ENTARDECER NO ACRE
Estabeleci contato com a vida, a plena vida, aquela que reservei para meu viver. Não deixei a escuridão e o consequente temor se apossarem de mim justo porque absorto estava naquela alegria inesperada que, de súbito, inundou o meu ser. O sol desaparecia no horizonte lentamente, um lento esmaecer após um dia quente de verão, profusões de cores brilhantes se destacavam de tudo o que me cercava e começava o ato único do entardecer com nuvens, pássaros tardios que a seus ninhos retornam, o som distante de um clarim em contraponto com uma viola apaixonada, dedilhada em notas profundas e sutis, são estes os atores de meu sonho acordado. Quase podia escutar as preces dos astros em honra a seu Criador, e em meu coração relutante ardia a chama da fé no autor daquela tarde que adormecia. Eu quase me sentia como se estivesse flutuando no espaço, tocando as estrelas, garimpando brilhantes, imaginando que podia colhê-las, uma a uma, retiradas daquele céu que se tornava semelhante a um veludo negro. Confederados, os astros espalhados neste reduto de poesia e amor, confabulavam-se em escolher o melhor para oferecer ao Criador de tudo isto.

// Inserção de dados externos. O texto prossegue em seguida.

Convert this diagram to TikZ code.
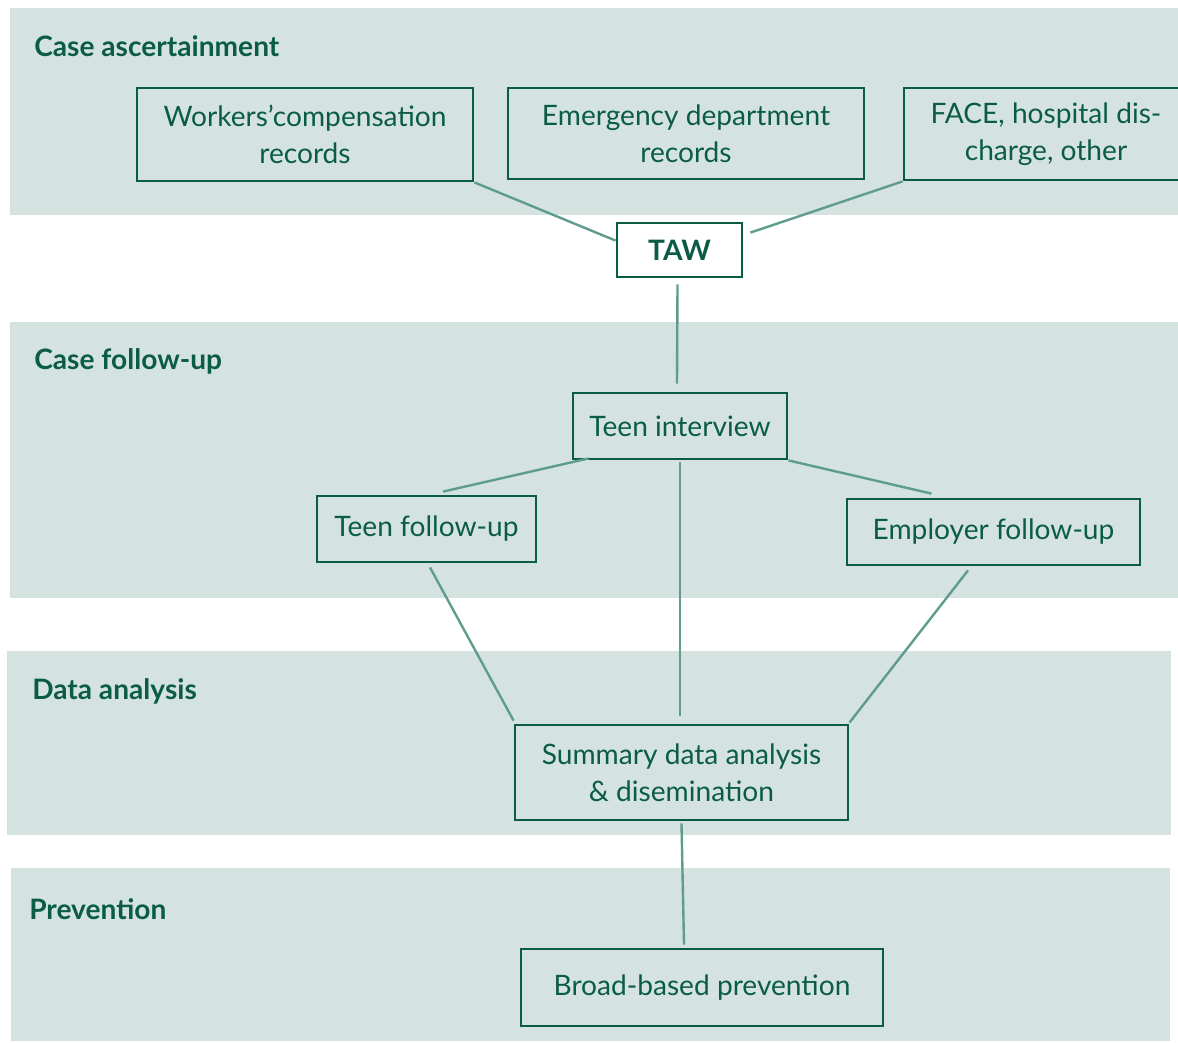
\documentclass[tikz,border=0pt]{standalone}
\usepackage{fontspec}
\setmainfont{Lato}
\usetikzlibrary{calc}

\definecolor{bandfill}{HTML}{D5E3E0}
\definecolor{darkgreen}{HTML}{0B5C47}
\definecolor{linkteal}{HTML}{5E9C8E}

\tikzset{
  band/.style={fill=bandfill, draw=none},
  box/.style={draw=darkgreen, line width=2pt, text=darkgreen, align=center,
    inner sep=0pt, font=\fontsize{20}{26.3}\selectfont},
  heading/.style={anchor=base west, text=darkgreen, inner sep=0pt,
    font=\fontsize{20}{24}\selectfont\bfseries},
  link/.style={draw=linkteal, line width=1.7pt}
}

\begin{document}
\begin{tikzpicture}[x=0.025cm, y=-0.025cm]
  \useasboundingbox (0,0) rectangle (1178,1042);
  \clip (0,0) rectangle (1178,1042);

  % bands
  \fill[band] (10,8) rectangle (1178,215);
  \fill[band] (10,322) rectangle (1178,598);
  \fill[band] (7,651) rectangle (1171,835);
  \fill[band] (11,868) rectangle (1170,1041);

  \node[heading] (hcase) at (34,56) {Case ascertainment};
  \node[heading] (hfollow) at (34,369) {Case follow-up};
  \node[heading] (hdata) at (32,699) {Data analysis};
  \node[heading] (hprev) at (29,919) {Prevention};

  % sources
  \node[box, minimum width=8.4cm, minimum height=2.325cm] (workers) at (305,134.5)
    {Workers'compensation\\records};
  \node[box, minimum width=8.9cm, minimum height=2.275cm] (emergency) at (686,133.5)
    {Emergency department\\records};
  \node[box, minimum width=7.1cm, minimum height=2.3cm] (face) at (1046,134)
    {FACE, hospital dis-\\charge, other};
  \node[box, fill=white, minimum width=3.125cm, minimum height=1.35cm,
    font=\fontsize{20}{24}\selectfont\bfseries] (taw) at (679.5,250) {TAW};

  % follow-up
  \node[box, minimum width=5.35cm, minimum height=1.65cm] (interview) at (680,426)
    {Teen interview};
  \node[box, minimum width=5.475cm, minimum height=1.65cm] (teenfu) at (426.5,529)
    {Teen follow-up};
  \node[box, minimum width=7.325cm, minimum height=1.65cm] (employer) at (993.5,532)
    {Employer follow-up};

  % analysis and prevention
  \node[box, minimum width=8.325cm, minimum height=2.375cm] (summary) at (681.5,772.5)
    {Summary data analysis\\\& disemination};
  \node[box, minimum width=9.05cm, minimum height=1.925cm] (broad) at (702,987.5)
    {Broad-based prevention};

  \draw[link] (workers.south east) -- ($(taw.north west)+(0,19)$);
  \draw[link] (face.south west) -- ($(taw.north east)+(7,11)$);
  \draw[link] ($(taw.south)+(-2,6)$) -- ($(interview.north)+(-3,-8)$);
  \draw[link] ($(interview.south west)+(17,-2)$) -- ($(teenfu.north)+(16.5,-3)$);
  \draw[link] (interview.south east) -- ($(employer.north)+(-62,-4)$);
  \draw[link] ($(interview.south)+(0,2)$) -- ($(summary.north)+(-1.5,-8)$);
  \draw[link] ($(teenfu.south)+(3.5,4)$) -- ($(summary.north west)+(0,-3)$);
  \draw[link] ($(employer.south)+(-25.5,4)$) -- ($(summary.north east)+(0,-1)$);
  \draw[link] ($(summary.south)+(0,2)$) -- ($(broad.north)+(-18,-3)$);
\end{tikzpicture}
\end{document}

Estabeleci a confiança plena em mim mesmo através das idéias simples e verdadeiras. Naquela hora magistral em que Deus se manifestou em sua plenitude, compreendi que o ser sempre transcende a aparência, ele cresce, ele se agiganta. Assim, naquela hora solene do despertar da consciência daquela tarde mortiça e cedendo lugar ao brilho estelar da noite entrante, comecei a descobrir o ser que existe por trás de meu rosto que vai além da juventude ou da velhice, de acordo com a minha aceitação ou a minha recusa, as aparências superficiais deixam de existir, perdendo a importância que tanto eu a concedi. O Deus meu, da minha aceitação, a base do meu existir, mora dentro, em volta e através de mim, através de todas as coisas simplificadas, sem teorias ou comportamentos desiguais, tornando-se em última instância a realidade do meu viver, do meu existir, da morte que a cada instante me acomete para mais tarde, nascer novamente com mais força e mais determinação. Não quero mais cair como sempre cai distante desta força que me sustenta. Fui arrastado para fora do que me arruina, estou fora da dor moral. Depois desta minha decisão resolvi me perder na noite estrelada que se avizinhava. Diante da enormidade do espaço e da luminosidade entornada, senti-me pequeno, deixando minhas percepções serem absorvidas pela luz das estrelas e pela idéia de que tudo tinha a ver comigo. Fui absorvido pela sabedoria que é também luz, naquele escuro perfeito que se transformou em um imenso clarão.
Estabeleci em mim, em meu interior que nunca vou me cansar de olhar o mundo com outros olhos a não ser com o olhar do amor e compaixão, o olhar de Deus em meu viver, esbanjando criação, novas idéias, novos desejos e novas belezas, novas perspectivas em minha vida de tão pequeno vivente. Apossou-se em mim uma paz originada bem do fundo da alma. Desenvolvendo em mim a certeza de que sou um pequeno grão de areia, faço parte deste concerto que me encanta, sou lama como também sou estrela, faço parte deste universo imemorial. Aceitei o risco da mudança sem temer o desconhecido porque trago dentro de mim o autor de todos os desafios.
Estabeleci em mim que nunca mais irei abraçar o temor, a incerteza e o desamor, simplesmente quero me sentir distanciado do poder e dos direitos gerados pela desunião em meus relacionamentos. Agora compreendo que as minhas escolhas não foram mais fortes que os propósitos divino a mim destinados.